Kansas University student Hafizah Jamal had seen Thanksgiving portrayed plenty of times on American television shows and movies. But the Malaysian native, who came to KU to study psychology this August, wanted to see the real thing firsthand.
“What’s better than Thanksgiving in America?” she asked.
Jamal was one of about a dozen KU international students spending the day with Lawrence couple Norma and Karl Schmidt as part of the 57th annual Betty Grimwood Thanksgiving Homestay Program, sponsored by the KU International Student and Scholar Services.
About 20 families across the area were acting as host families, and some of the students, who may live in the residence halls, spend the whole weekend with the families, while others simply stop by for the Thanksgiving meal.
“Their families are away so this is kind of nice,” said Galo Salcedo, program coordinator.

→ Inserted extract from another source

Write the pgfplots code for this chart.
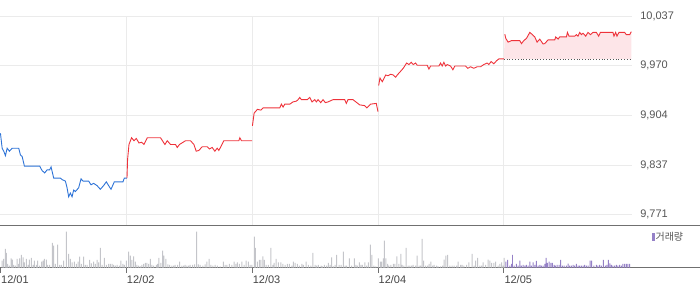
\documentclass[border=0pt]{standalone}
\usepackage{pgfplots}
\pgfplotsset{compat=1.18}
\usepgfplotslibrary{fillbetween}
\usepackage{fontspec}
\setmainfont{Liberation Sans}
\newfontfamily\kr{Noto Sans CJK KR}
\definecolor{gridc}{HTML}{EBEBEB}
\definecolor{axc}{HTML}{707070}
\definecolor{labc}{HTML}{555555}
\definecolor{datec}{HTML}{444444}
\definecolor{lineblue}{RGB}{45,115,215}
\definecolor{linered}{RGB}{238,50,58}
\definecolor{pinkfill}{HTML}{FDE5E8}
\definecolor{refc}{HTML}{555555}
\definecolor{volgray}{HTML}{C4C5CA}
\definecolor{volpurple}{HTML}{9581C7}

\pgfplotstableread{
x y
0 9880
1.7 9860
3.3 9856
5 9850
6.7 9860
9 9856
11.7 9860
18.3 9860
20 9851
21.7 9849
24 9836
39.3 9836
41.7 9830
44.3 9827
46.7 9831
49.3 9831
50.7 9835
53.3 9820
60 9820
61.7 9818
65 9816
66.7 9807
68.3 9795
70 9800
71.7 9795
73.3 9804
75 9802
78.3 9807
80.7 9819
82.7 9816
88.3 9816
90.7 9811
93.3 9813
96.7 9810
100 9805
103.3 9810
106 9815
108.3 9810
110.7 9805
114 9815
122.7 9815
124 9820
126.7 9820
}\dayone

\pgfplotstableread{
x y
126.7 9820
127.3 9845
128.7 9865
131.3 9874
133.7 9870
136 9873
138.7 9867
141.3 9868
143.7 9865
147 9874
160.3 9874
162.7 9869
164.7 9865
167 9870
170.3 9865
175.3 9865
177 9861
179.3 9865
185.3 9870
190.3 9870
193.7 9865
196 9856
198.7 9857
202 9862
207 9862
209.3 9859
212 9861
214.7 9856
217 9860
218.7 9857
223.7 9870
238.7 9870
239.7 9874
241.3 9870
252 9870
}\daytwo

\pgfplotstableread{
x y
252.3 9890
254 9907
257.3 9912
260.7 9911
263 9914
279.7 9914
281.3 9919
283 9915
284.7 9919
289.7 9919
293 9922
296.3 9923
298 9925
299.7 9928
301.3 9925
307.3 9925
309.7 9928
312 9922
314.7 9925
316.3 9922
318 9925
320.7 9921
323 9925
325.3 9921
328 9922
333 9925
344.7 9925
346.3 9920
348 9925
353 9925
359.7 9918
364.7 9917
367 9914
370.7 9919
376.3 9920
378 9909
}\daythree

\pgfplotstableread{
x y
378.7 9944
380 9954
382.3 9949
385.7 9958
388 9957
390.7 9959
393.3 9958
395.7 9955
397.3 9958
400.7 9963
403.3 9967
406.7 9974
409 9972
411.3 9975
413.3 9972
415.7 9974
417.3 9971
427.3 9971
429 9966
430.7 9970
439 9970
440.7 9974
442.3 9970
444 9975
445.7 9970
447.3 9972
450.7 9970
453 9965
455 9970
465.7 9970
468 9967
470.7 9969
474 9967
477.3 9969
480.7 9969
484 9972
487.3 9974
489 9972
491.3 9976
494 9973
496.7 9977
499 9979.5
504 9979.5
}\dayfour

\pgfplotstableread{
x y
505 10012.5
506 10007
508.3 10002
511.7 10004
520 10004
521.7 10000
524 10004
526.7 10007
530 10015
532.7 10012
535 10009
537.3 10002
540 10006
543.3 9999.6
545 10000
548.3 10005
555 10005
556 10009
558.3 10006
560 10009
566.7 10009
567.7 10015
569.3 10010
575 10010
576.7 10012
578.3 10010
580 10015
581.7 10012
583.3 10014
586 10010
588.3 10015
590.7 10012
593.3 10015
596.7 10015
599 10010
600.7 10015
613.3 10015
614.3 10010
616 10015
617.3 10010
619.3 10015
625 10015
626.7 10012
630 10012
631.7 10016
}\dayfive

\pgfplotstableread{
x h
1.7 7
3.3 8.7
5 18.7
6 14.7
7.3 3.7
9 2
10.7 9.3
12 8
13.3 2.7
15 2
16.7 8.7
18.3 3.7
19.3 9.3
21 12.7
22.7 10.3
24 5.3
26 8.7
27.7 2.7
29 8
31 9.7
32.7 2.7
34 7
36 2.7
37.3 7
39.3 2
41.3 6
42.7 7
44 8.7
46 8
47.3 2.7
49.3 2.7
52 24.7
53.3 22
55 3.7
57.3 23
59.3 2.7
61 2.7
63.3 7
66 36
68.3 13.7
70 8.7
71.7 5.3
74 6
76 3.7
77.7 6
79.3 11
81 3.7
83.3 11
85 2.7
86.7 2.7
89.3 7.7
91 4.3
93.3 6
95 3.7
96.7 7.7
98.3 5.3
100 19.7
101.7 2.7
104 9.7
106 2.7
108.3 3.7
110 3.7
111.7 3.7
113.3 2.7
115 2
116.7 2.7
119 2
120.7 7
122.7 3.7
124 2.7
126 7
128.3 16
130 12
131.7 7.7
133.3 11.3
135 6
136.7 2.7
138.3 2
140 1.3
141.7 2.7
143.3 3.7
145 4.7
146.7 4.7
148.3 3.7
150 8.7
151.7 2.7
153.3 2
156 2.7
157.3 3.7
158.7 9.7
160.7 4.7
162.3 17
163.7 12
165.7 8.7
167.7 3.3
169.3 2.7
171.7 2
173.3 2
175 2.7
177.3 2.7
179.3 6
181.7 2
183.3 2
185 2.7
186.7 2
188.3 2
190 2.7
192.3 2.7
194.3 3.3
196.3 36
198.3 3.3
200 2.7
202.7 2
205 3.3
206.7 6
209 8.7
210.7 2.7
212.7 2
215 2.7
217.3 2
220 1.3
223.3 6
225 2.7
226.7 2.7
229.3 3.7
231.7 2.7
234 6
235.7 3.7
237.3 5.3
239.3 3.7
241.7 6
244 2.7
246 7
248.3 6
250 2.7
251.7 2.7
254.3 31
255.3 19.7
257.3 6
259.3 7.7
260.7 7.7
262.7 11.3
264.3 7.7
266 2.7
268.3 2.7
270.7 19.7
272.7 2.7
274 4.7
276 8.7
278.3 5.3
280.7 5.3
282.7 3.7
285 2.7
287.3 3.7
289.3 3.7
291.7 2
293.3 6
295 4.7
297.3 3.7
299.3 2
301.7 3.7
303.3 2.7
306 6
308.3 2.7
310.7 2
312.7 14.7
315 2.7
316.7 2
318.3 2.7
321 2
322.3 1.3
324.3 2.7
326.7 2
328.3 4.7
330 2.7
331.7 10.3
333.3 1.3
335 2.7
336.7 12.7
339 2.7
341 2.7
343.3 16
345 2
346.7 2
349.3 9.3
351.7 2
354.3 9.3
356 2.7
357.3 2
359.3 5.3
361 2.7
362.3 2.7
365 5.3
366.7 2
368.3 5.3
370.3 23
372 12.7
374 2
376 1.3
378.3 9.3
380.3 6
381.7 6
383.3 9.3
384.3 27
386 9.3
387.7 3.7
389 2
391 2.7
393.3 3.7
395 3.7
397 11.3
399 3.7
401 13.7
402.3 2.7
404 2
406.3 19.7
408.3 2
410 2
411.7 2
413.3 2.7
415.7 2
417.3 12
419.3 2
420.7 2
422.3 28.7
423.7 7
425.7 2
427.7 2
429.3 3.7
431 6
432.7 2
434.3 2.7
436.7 2
438.3 1.3
440.7 1.3
442.7 2
444.3 8
446 12
447.7 12.7
450 2
452.3 2
454.3 2
456.7 2
458.3 6
460.7 2.7
462.3 2.7
464 2
466.7 2.7
469 5.3
472.3 13.7
474.3 2
475.7 7
477.7 9.7
480 2
481.7 2
483.3 5.3
485.7 2.7
488.3 8
490 7
491.7 4.7
494 4.7
495.7 6
498.3 2
500 3.7
501.7 5.3
503.3 2
504.3 9.7
}\volgray

\pgfplotstableread{
x h
506 6
507.7 7.7
510 2
511.7 3.7
512.7 12.7
514.3 2
516.7 3.7
518.3 2
520 7
521.7 2
523.3 2.7
525 2
526.7 2.7
528.3 2
530 6
531.7 2
533.3 5.3
535 2.7
536.7 6.7
538.3 2
540 2.7
541.7 2
543.3 2
545 3.7
546.3 9.7
547.7 4.7
549.3 6
551 4.7
552.7 4.7
554.3 2.7
555.7 2
557.3 2.7
559.3 2.7
561 7.7
562.7 2
564.3 2
566.7 2
568.3 4
570 2
571.7 2
573.3 2.7
575 2
576.7 3.7
578.3 2
580 2
581.7 2
583.3 2
585 2.7
586.7 2
588.3 2
590.3 7
592 7
594.3 2
596.7 2.7
598.3 2
600 2.7
601.7 2
603.7 7.7
605.7 2
607.3 2.7
608.7 7.7
610.3 4.3
611.7 2.7
613.3 2
615 2
616.7 2.7
618.3 2
620 2.7
621.7 2
623.3 3.7
625 3.7
626.7 3.7
628.3 3.7
630 3.7
}\volpurple

\begin{document}
\begin{tikzpicture}
\path (0pt,0pt) rectangle (700pt,289pt);
\begin{axis}[
  at={(0pt,63.7pt)}, anchor=south west,
  scale only axis, width=632pt, height=209.3pt,
  xmin=0, xmax=632, ymin=9757.2, ymax=10037,
  scaled y ticks=false, scaled x ticks=false,
  axis line style={draw=none},
  xtick={126,252,378,504}, xticklabels={},
  ytick={9771,9837.5,9904,9970.5,10037},
  yticklabels={{9,771},{9,837},{9,904},{9,970},{10,037}},
  yticklabel pos=right,
  yticklabel style={anchor=west, inner sep=0pt, xshift=8.5pt,
    font=\fontsize{11}{13}\selectfont, text=labc},
  major tick length=0pt,
  grid=major, grid style={draw=gridc, line width=0.9pt},
  no markers, clip=false,
]
\addplot[lineblue, line width=0.9pt] table[x=x,y=y] {\dayone};
\addplot[linered, line width=0.9pt] table[x=x,y=y] {\daytwo};
\addplot[linered, line width=0.9pt] table[x=x,y=y] {\daythree};
\addplot[linered, line width=0.9pt] table[x=x,y=y] {\dayfour};
\addplot[name path=ref, refc, dotted, line width=0.8pt] coordinates {(504,9979.5) (631.7,9979.5)};
\addplot[name path=dfive, linered, line width=0.9pt] table[x=x,y=y] {\dayfive};
\addplot[pinkfill, draw=none] fill between[of=dfive and ref];
\end{axis}
\begin{axis}[
  at={(0pt,21pt)}, anchor=south west,
  scale only axis, width=700pt, height=42.7pt,
  xmin=0, xmax=700, ymin=0, ymax=42.7,
  scaled y ticks=false, scaled x ticks=false,
  axis x line=box, axis y line=none,
  axis line style={draw=axc, line width=0.9pt},
  ytick=\empty,
  xtick={0,126,252,378,504}, xticklabels={12/01,12/02,12/03,12/04,12/05},
  xtick pos=bottom, tick align=outside, major tick length=5pt,
  xtick style={draw=axc, line width=0.9pt},
  xticklabel style={anchor=north west, inner sep=0pt, xshift=0.5pt, yshift=-3pt,
    font=\fontsize{11}{13}\selectfont, text=datec},
  clip=false,
  legend style={at={(axis cs:652,30.5)}, anchor=west, draw=none, fill=none,
    inner sep=0pt, outer sep=0pt, column sep=0pt,
    font=\kr\fontsize{10}{12}\selectfont, text=labc,
    nodes={inner sep=1pt}},
  legend image code/.code={\fill[volpurple] (0pt,-4pt) rectangle (3pt,4pt);},
]
\addplot[ybar, bar width=1pt, bar shift=0pt, fill=volgray, draw=none, forget plot] table[x=x,y=h] {\volgray};
\addplot[ybar, bar width=1pt, bar shift=0pt, fill=volpurple, draw=none] table[x=x,y=h] {\volpurple};
\addlegendentry{거래량}
\end{axis}
\end{tikzpicture}
\end{document}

Salcedo said the program also honors the spirit of Betty Grimwood, who started informally hosting KU international students over Thanksgiving at her home in the small town of Burns. The program was named after Grimwood following her 1999 death.
For the Schmidts, who have hosted international students for about 20 years now, it’s a good learning experience.
“I really like hearing about the world from other points of view,” Karl said. “You see the world differently.”
And the Schmidts’ dinner table highlighted not only traditional American Thanksgiving Day foods but also a wide variety of culinary creations from across the globe.
Rachel Schwaller, who recently moved back to Lawrence, and her husband, Rob, are starting to “set down roots” in Lawrence and decided to host their first international student Thursday. It’d be a little smaller than the Schmidts’ — one student, along with Schwaller’s grandmother — but she was hoping it’d become a family tradition.
“It’s a good way to get involved,” she said.